If I was responsible for ingesting and returning JSON strings from a server, my attidue towards people who require nulls in them would be rather juvenile and brash - "lmao fuck em".

corty · on Feb 1, 2021

json carrying important and meaningful data in strings (i.e. blobs in strings) is usually just an exploit on the non-conformance of parsers. JSON strings are defined by ECMA-404 to be UTF8 codepoints. Arbitrary binary data isn't a sequence of UTF8 codepoints. However, that's what it usually is used for, incorrectly.

If you use JSON correctly, a JSON string is really just an UTF8 string.

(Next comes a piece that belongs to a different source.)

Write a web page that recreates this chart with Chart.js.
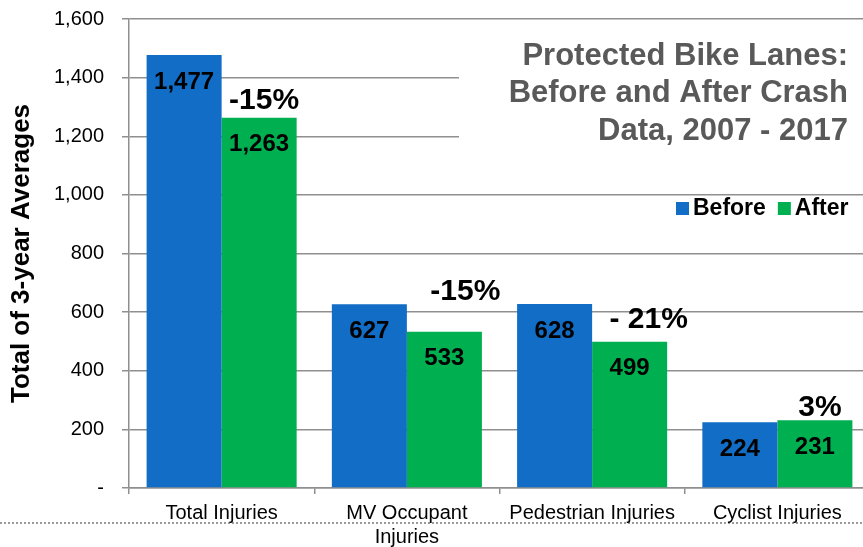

Leaving out the null bytes there would be annoying, yes, but usually doesn't hurt the use as a string...

jfk13 · on Feb 1, 2021

A UTF-8 string can perfectly well contain the character U+0000, which will be encoded as a null byte 0x00.

So just "leaving out the null bytes" amounts to changing the string to a different string. Sometimes that may be what you want, but it doesn't sound like a good idea in general.

tremon · on Feb 1, 2021

That was a bit of a rabbit hole. As it turns out, neither the ASCII nul character nor its Unicode equivalent have the semantic meaning "end of stream". ASCII does have control characters for "end of stream", in fact multiple: 0x03 End Of Text, 0x04 End Of Transmission, and 0x17 End Transmission Block. But 0x00 was never intended to be an end marker of any kind.

It's really only the C standard that (ab)uses NUL as an end-of-string marker. So yes, after consideration, I'm starting to agree with you. U+0000 is a valid character and should be allowed in text fields.

lolc · on Feb 1, 2021

Another reason mentioned is consistency with other RDBMS.

tyingq · on Feb 1, 2021

There are lots of programming languages where the "string" type is fine with nulls anywhere in the "string". And other databases allow it. Perhaps they shouldn't, but it's a sort of defacto standard.

legulere · on Feb 1, 2021

It helps pressure other people to not use null-delimited string routines which are also prone to buffer overflow.